These images were shot mainly in Sechelt and Gibsons.

Kinnikinnik Park and Shirley Macey Park are two of the local dark sky sites

remaining.  The Milky Way is visible also from The Beach in Roberts Creek.

Mars 2010

2010 was the first time I've actually seen

any detail on Mars.  On several occasions the

Polar ice cap and dark surface features were

easily visible.

Mercury - May 2008

Mercury - B&W


The closest planet to The Sun is the only planet Hubble has never imaged.  The risk of damage to Hubble is too great.  Mercury never strays far from the Sun from Earth's perspective and so is only visible for a few days either side of opposition. 

This image was taken without a telescope.  The Canon 300D on a Tripod with Zoom at 120mm.  The image was enlarged 1,000% and processed in PhotoShop for sharpness.

Saturn - April 2008


The ringed wonder is over a Billion Kilometers away.

It should be no surprise then that its quite difficult to image without specialised equipment.  Saturn can be quite dim with resulting camera shutter speeds being slow.  This tends to blur the image.

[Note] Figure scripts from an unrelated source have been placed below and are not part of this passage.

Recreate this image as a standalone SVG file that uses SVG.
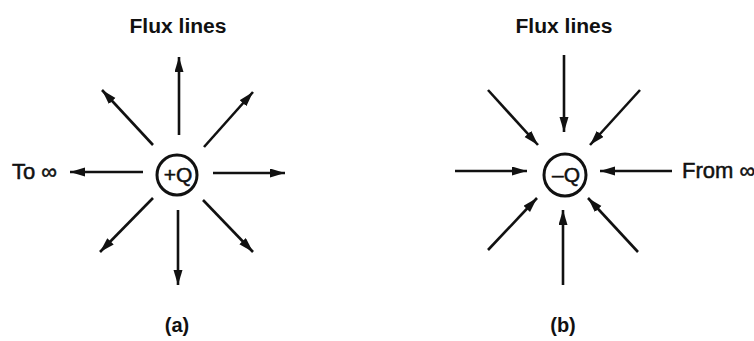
<svg xmlns="http://www.w3.org/2000/svg" width="754" height="341" viewBox="0 0 754 341">
  <style>
    .bg { fill: #ffffff; }
    .flux { stroke: #111; stroke-width: 2.6; fill: none; marker-end: url(#head); }
    .charge { fill: none; stroke: #111; stroke-width: 3; }
    .lbl { font-family: "Liberation Sans", Arial, sans-serif; fill: #111; }
    .title { font-size: 20px; font-weight: bold; text-anchor: middle; }
    .cap { font-size: 20px; font-weight: bold; text-anchor: middle; }
    .side { font-size: 22px; stroke: #111; stroke-width: 0.5; }
    .q { font-size: 21px; text-anchor: middle; stroke: #111; stroke-width: 0.5; }
  </style>
  <defs>
    <marker id="head" markerUnits="userSpaceOnUse" markerWidth="16" markerHeight="10" refX="15" refY="4.5" orient="auto">
      <path d="M0,0 L15,4.5 L0,9 Z" fill="#111"/>
    </marker>
  </defs>
  <rect class="bg" x="0" y="0" width="754" height="341"/>

  <!-- (a) positive charge: flux lines leave the charge -->
  <g id="pos-charge">
    <circle class="charge" cx="177" cy="175" r="20"/>
    <text class="lbl q" x="178" y="182">+Q</text>
  </g>
  <g id="pos-labels">
    <text class="lbl title" x="178" y="33" textLength="97" lengthAdjust="spacingAndGlyphs">Flux lines</text>
    <text class="lbl side" x="12" y="179">To ∞</text>
    <text class="lbl cap" x="177" y="332">(a)</text>
  </g>
  <g id="pos-flux">
    <line class="flux" x1="179" y1="135" x2="179" y2="57"/>
    <line class="flux" x1="178" y1="210" x2="178" y2="285"/>
    <line class="flux" x1="143" y1="172" x2="70" y2="172"/>
    <line class="flux" x1="213" y1="173" x2="285" y2="173"/>
    <line class="flux" x1="153" y1="145" x2="102" y2="90"/>
    <line class="flux" x1="204" y1="147" x2="253" y2="92"/>
    <line class="flux" x1="153" y1="198" x2="100" y2="252"/>
    <line class="flux" x1="203" y1="200" x2="253" y2="252"/>
  </g>

  <!-- (b) negative charge: flux lines end on the charge -->
  <g id="neg-charge">
    <circle class="charge" cx="565" cy="175" r="21"/>
    <text class="lbl q" x="566" y="182">–Q</text>
  </g>
  <g id="neg-labels">
    <text class="lbl title" x="564" y="33" textLength="97" lengthAdjust="spacingAndGlyphs">Flux lines</text>
    <text class="lbl side" x="682" y="178">From ∞</text>
    <text class="lbl cap" x="563" y="332">(b)</text>
  </g>
  <g id="neg-flux">
    <line class="flux" x1="564" y1="55" x2="564" y2="132"/>
    <line class="flux" x1="563" y1="285" x2="563" y2="210"/>
    <line class="flux" x1="455" y1="171" x2="527" y2="171"/>
    <line class="flux" x1="672" y1="171" x2="600" y2="171"/>
    <line class="flux" x1="488" y1="90" x2="538" y2="145"/>
    <line class="flux" x1="640" y1="90" x2="590" y2="145"/>
    <line class="flux" x1="488" y1="250" x2="537" y2="198"/>
    <line class="flux" x1="638" y1="252" x2="588" y2="198"/>
  </g>
</svg>
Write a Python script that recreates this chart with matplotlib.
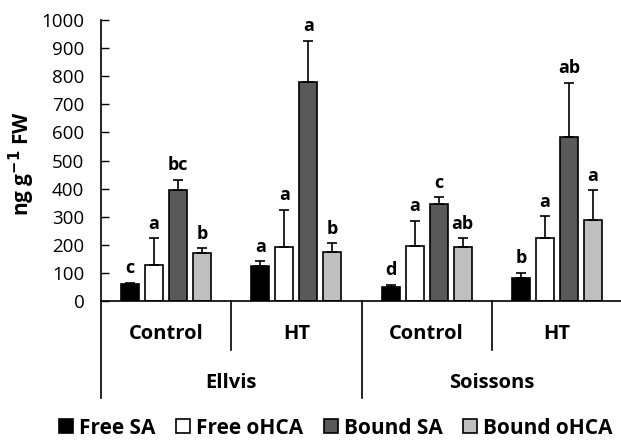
import matplotlib.pyplot as plt
import numpy as np

plt.rcParams['font.family'] = ['Open Sans', 'DejaVu Sans']

# groups (variety / treatment)
varieties = ['Ellvis', 'Soissons']
treatments = ['Control', 'HT', 'Control', 'HT']
series = ['Free SA', 'Free oHCA', 'Bound SA', 'Bound oHCA']

# mean values per series, in group order
free_sa = [59, 125, 51, 83]
free_ohca = [128, 192, 197, 225]
bound_sa = [396, 781, 346, 584]
bound_ohca = [170, 173, 191, 289]

# upper error (bar top to whisker top)
free_sa_err = [6, 17, 6, 18]
free_ohca_err = [95, 133, 89, 77]
bound_sa_err = [35, 145, 23, 193]
bound_ohca_err = [17, 33, 33, 105]

# significance letters
free_sa_lab = ['c', 'a', 'd', 'b']
free_ohca_lab = ['a', 'a', 'a', 'a']
bound_sa_lab = ['bc', 'a', 'c', 'ab']
bound_ohca_lab = ['b', 'b', 'ab', 'a']

means = [free_sa, free_ohca, bound_sa, bound_ohca]
errs = [free_sa_err, free_ohca_err, bound_sa_err, bound_ohca_err]
labs = [free_sa_lab, free_ohca_lab, bound_sa_lab, bound_ohca_lab]
colors = ['black', 'white', '#595959', '#bfbfbf']

fig = plt.figure(figsize=(6.21, 4.40), dpi=100)
ax = fig.add_axes([101/621, 139/440, 521/621, 281/440])

x = np.arange(len(treatments)) + 0.5
step = 0.184
width = 0.138

for i in range(4):
    xi = x + (i - 1.5) * step
    ax.bar(xi, means[i], width, color=colors[i], edgecolor='black',
           linewidth=1.2, label=series[i], zorder=2)
    ax.errorbar(xi, means[i], yerr=[np.zeros(4), errs[i]], fmt='none',
                ecolor='black', elinewidth=1.2, capsize=3.5, capthick=1.2,
                zorder=3)
    for xx, m, e, t in zip(xi, means[i], errs[i], labs[i]):
        ax.annotate(t, (xx, m + e), xytext=(0, 4), textcoords='offset points',
                    ha='center', va='bottom', fontsize=13, fontweight='bold')

ax.set_xlim(0, 4)
ax.set_ylim(0, 1000)
ax.set_yticks(np.arange(0, 1001, 100))
ax.tick_params(axis='y', direction='in', length=6, width=1, labelsize=13.5, pad=12)
ax.set_xticks([])
ax.spines['top'].set_visible(False)
ax.spines['right'].set_visible(False)
ax.spines['left'].set_linewidth(1.2)
ax.spines['bottom'].set_linewidth(1.2)

ax.set_ylabel(r'ng g$^{\mathbf{-1}}$ FW', fontsize=15, fontweight='bold', va='center')
ax.yaxis.set_label_coords(-0.152, 0.49)

# category axis below the plot
tr = ax.get_xaxis_transform()
for xs in [1, 3]:
    ax.plot([xs, xs], [0, -0.174], color='black', lw=1.2, transform=tr, clip_on=False)
for xs in [0, 2, 4]:
    ax.plot([xs, xs], [0, -0.345], color='black', lw=1.2, transform=tr, clip_on=False)
for xx, t in zip(x, treatments):
    ax.text(xx, -0.117, t, transform=tr, ha='center', va='center',
            fontsize=14.5, fontweight='bold')
for k, v in enumerate(varieties):
    ax.text(2 * k + 1, -0.292, v, transform=tr, ha='center', va='center',
            fontsize=14.5, fontweight='bold')

fig.legend(loc='center', bbox_to_anchor=(336/621, 1 - 428/440), ncol=4,
           frameon=False, handlelength=0.65, handleheight=0.65,
           handletextpad=0.3, columnspacing=1.0,
           prop={'weight': 'bold', 'size': 15})

fig.savefig('out.png', dpi=100)
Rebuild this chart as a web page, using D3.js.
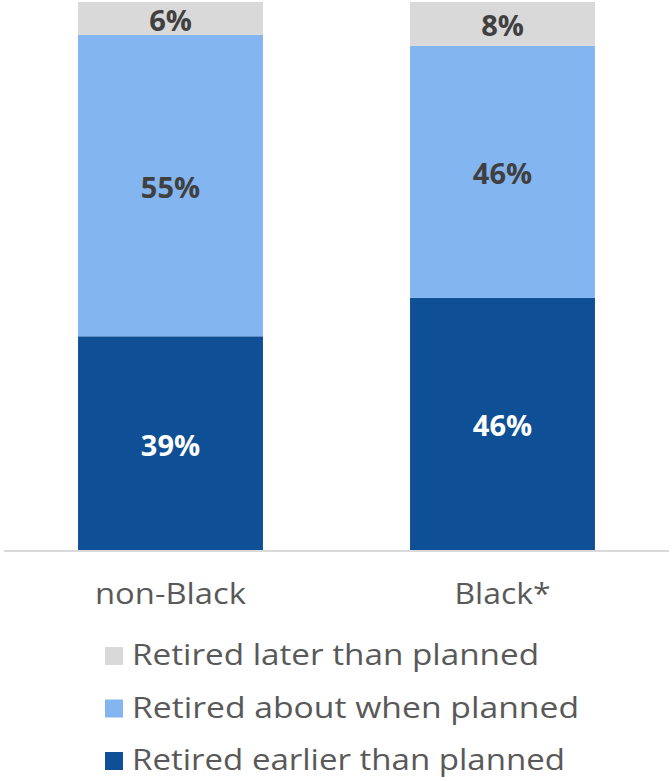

This image is 800 video frames from a pocket digital camera.

Each frame on its own is horribly noisy with almost no detail visible.  But stack them together and the hidden features overpower the noise.  Visually there were several moons in attendance.

(April 2008)

Saturn - April 2008


This image is a composite of 1695 video frames, taken a few nights after the Saturn image above.

(April 2008)

Mars - July 2005


This image was taken when Mars was around 7 arc seconds in diameter, long before Mars reached opposition.  I fired off a quick couple of runs on the LPI just before 3.00am when we were about to leave Kinikinnik Park after an evening of viewing. 

Later during the summer (below) when Mars was much closer and around 19 arc seconds in size, the image was much brighter and it was harder to find detail.

(July 2005)

Mars - October 2005


Mars was near opposition but it was very difficult to see any features visually.  There was just a hint of shading to be seen.  Image processing brought out some apparent features that I was suspicous of until a month or two later an issue of the now defunct 'Night Sky' magazine had a picture on the cover showing features exactly matching our image.

(October 2005)

June - 2008

May - 2005

Jupiter from Shirley Macey Park in Gibsons.  This image was captured using a 6" Newtonian and a Pentax Optio E3 pocket digital camera.  Over 1,900 frames were stacked.  Its interesting to compare with the previous best Jupiter image below obtained with a 7" Apo Refractor and Canon DSLR.


Jupiter from Osoyoos in 2005.  This was taken with our Canon DSLR on Jack Newton's 7" Refractor during our Astrophotography Tutorial with 'The Master'.  This is a single frame processed in Photoshop.

(May 2005)

Jupiter - April 2005

Jupiter with Io, Ganymede, Calisto, Europa

Osoyoos 2005 - Canon DSLR

This is a composite image with Jupiter and The Moons captured with different exposures and combined in Photoshop.

(April 2005)

Jupiter and Moons - May 2005

Our First Astro-Photo!

Jupiter with Io, Ganymede, Calisto, Europa

Our first Astrophoto! 

Taken with the LPI and the Meade 127mm Refractor on the Balcony at The Osprey.  The balcony overlooks The Osprey parking lot and is horribly light polluted, but the planets are bright and so imaging and viewing is still possible.